Minnesota Chapter of ASM International

At a meeting of twenty-five people at the Hotel Radisson on October 23, 1919, Bernard Bros proposed the organization of a local chapter of the American Steel Treaters Society. Bros, the president of the Manufacturers Club of Minneapolis, offered the use of the club facilities in the Builders Exchange as a meeting place and suggested that Alexis Caswell, secretary of the Manufacturers Club, could serve as the new groups' secretary. The proposals were accepted unanimously by the group.

Chester Moody, a metallurgist for the Minneapolis Steel and Machinery company, was elected as the first chairman of the Chapter. Caswell was approved as Chapter secretary.

The Chapter's first meeting was held a week later with William Eisenman, National Secretary of the Society, as the principal speaker. Eisenman explained the activities of the Society, which at that time consisted of ten chapters. The purpose of the society, Eisenman explained at the gathering, was to promote the application of new technical knowledge to the heat treatment of steel. Not only technical professionals, but all interested individuals, including steel treating foremen, plant technicians, and executives, would be welcomed as members.

Twenty-nine new members were signed up at that first meeting, and these individuals were considered as the charter members of the new chapter of the American Steel Treaters Society. The charter members were primarily heat treaters, fabricators, and foundrymen. The twin cities of Minneapolis and St. Paul had the largest concentration of these trades north and west of Chicago and Milwaukee. Thus, the name Northwest Chapter was given.

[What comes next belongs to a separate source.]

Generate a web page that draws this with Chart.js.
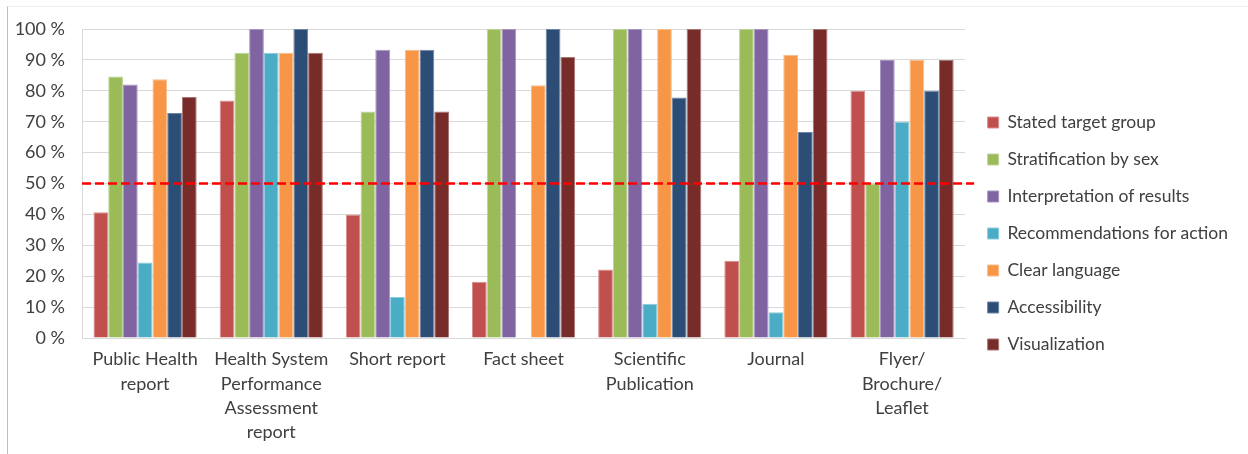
<!DOCTYPE html>
<html>
<head>
<meta charset="utf-8">
<script src="https://cdn.jsdelivr.net/npm/chart.js@4.4.1/dist/chart.umd.min.js"></script>
<style>
  html, body { margin: 0; padding: 0; background: #ffffff; }
  #wrap { position: relative; width: 1248px; height: 454px; overflow: hidden; }
  #frame { position: absolute; left: 7px; top: 6px; right: -2px; bottom: -2px;
           border-left: 1px solid #BDBDBD; border-top: 1px solid #F0F0F0; }
  canvas { position: absolute; left: 0; top: 0; }
</style>
</head>
<body>
<div id="wrap">
  <div id="frame"></div>
  <canvas id="c" width="1248" height="454"></canvas>
</div>
<script>
// ---- data ----
const categories = [
  ["Public Health", "report"],
  ["Health System", "Performance", "Assessment", "report"],
  ["Short report"],
  ["Fact sheet"],
  ["Scientific", "Publication"],
  ["Journal"],
  ["Flyer/", "Brochure/", "Leaflet"]
];
const seriesNames = [
  "Stated target group",
  "Stratification by sex",
  "Interpretation of results",
  "Recommendations for action",
  "Clear language",
  "Accessibility",
  "Visualization"
];
const statedTargetGroup        = [40.7, 76.9, 40.0, 18.2, 22.2, 25.0, 80.0];
const stratificationBySex      = [84.6, 92.3, 73.3, 100, 100, 100, 50.0];
const interpretationOfResults  = [82.0, 100, 93.3, 100, 100, 100, 90.0];
const recommendationsForAction = [24.4, 92.3, 13.3, 0, 11.1, 8.3, 70.0];
const clearLanguage            = [83.7, 92.3, 93.3, 81.8, 100, 91.7, 90.0];
const accessibility            = [72.8, 100, 93.3, 100, 77.8, 66.7, 80.0];
const visualization            = [78.0, 92.3, 73.3, 90.9, 100, 100, 90.0];
const yTicks = [0, 10, 20, 30, 40, 50, 60, 70, 80, 90, 100];
const thresholdValue = 50;

const seriesValues = [statedTargetGroup, stratificationBySex, interpretationOfResults,
  recommendationsForAction, clearLanguage, accessibility, visualization];
const fills   = ["#C0504D", "#9BBB59", "#8064A2", "#4BACC6", "#F79646", "#2C4D75", "#772C2A"];
const borders = ["#D98F8D", "#BCD39A", "#A896C0", "#8CCCDC", "#FABB8A", "#6D86A5", "#A87674"];

const FONT = "Lato, 'Open Sans', sans-serif";
const TEXT = "#404040";

const thresholdPlugin = {
  id: "threshold",
  afterDatasetsDraw(chart) {
    const { ctx, chartArea, scales } = chart;
    const y = scales.y.getPixelForValue(thresholdValue);
    ctx.save();
    ctx.strokeStyle = "#FF0000";
    ctx.lineWidth = 2.5;
    ctx.setLineDash([9, 4]);
    ctx.beginPath();
    ctx.moveTo(chartArea.left, y);
    ctx.lineTo(chartArea.right + 9, y);
    ctx.stroke();
    ctx.restore();
  }
};

const legendShift = {
  id: "legendShift",
  afterUpdate(chart) {
    const lg = chart.legend;
    if (lg) {
      lg.left += 3; lg.right += 3;
      lg.top -= 8; lg.bottom -= 8;
    }
  }
};

new Chart(document.getElementById("c"), {
  type: "bar",
  data: {
    labels: categories,
    datasets: seriesNames.map((name, i) => ({
      label: name,
      data: seriesValues[i],
      backgroundColor: fills[i],
      borderColor: borders[i],
      borderWidth: 1,
      categoryPercentage: 0.818,
      barPercentage: 1.0
    }))
  },
  options: {
    responsive: false,
    animation: false,
    devicePixelRatio: 1,
    layout: { padding: { left: 10, top: 29, right: 13, bottom: 0 } },
    plugins: {
      tooltip: { enabled: false },
      legend: {
        position: "right",
        labels: {
          boxWidth: 11,
          boxHeight: 11,
          padding: 19.5,
          color: TEXT,
          font: { family: FONT, size: 17.5 }
        }
      }
    },
    scales: {
      x: {
        grid: { display: false, drawTicks: false },
        border: { display: true, color: "#D9D9D9", width: 1 },
        ticks: {
          color: TEXT,
          padding: 9,
          maxRotation: 0,
          autoSkip: false,
          font: { family: FONT, size: 18, lineHeight: 1.36 }
        },
        afterFit(scale) { scale.height = 116; }
      },
      y: {
        min: 0,
        max: 100,
        afterBuildTicks(scale) { scale.ticks = yTicks.map(v => ({ value: v })); },
        grid: { color: "#D9D9D9", drawTicks: false },
        border: { display: true, color: "#D9D9D9", width: 1 },
        ticks: {
          color: TEXT,
          padding: 17,
          font: { family: FONT, size: 18 },
          callback: v => v + " %"
        },
        afterFit(scale) { scale.width = 72; }
      }
    }
  },
  plugins: [thresholdPlugin, legendShift]
});
</script>
</body>
</html>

The early membership concentrated on steel and heavy industry. Industrial production was greatly expanded from manufacturing efforts supporting World War I. Several plants in the area were beginning to make tractors and farm machinery. The automotive industry was boom; Wilcox Trucks were made in Minneapolis, Auto Engine Works was in St. Paul, and the Pan Motor Company was being organized in St. Cloud.

The University of Minnesota has had a prominent role in the development of the Chapter. Especially during the Chapter's early years, many of the Chapter's chairmen were University faculty, from the Department of Metallography or the School of Mines. Dr. Oscar Harder, Professor of Metallography, was a delegate to the convention in 1920 where the American Steel Treaters Society merged with the Steel Treaters Research Society.

Of course, the Chapter continued its affiliation with the national society as it merged to become the American Society for Steel Treaters. In the middle 1950's, the Chapter, now affiliated with the American Society for Metals, was renamed Minnesota Chapter as the materials industry expanded in the west and new chapters were established there.

With World War II and the cold war, the high technology industries supporting national defense became prominent in the area. More recently, Minnesota has become a center for electronics companies and medical device manufacturing. The Chapter membership and activities continue to reflect the makeup of the materials industry in the region, serving the current state-of-the-art technologies as well as the fundamental technologies.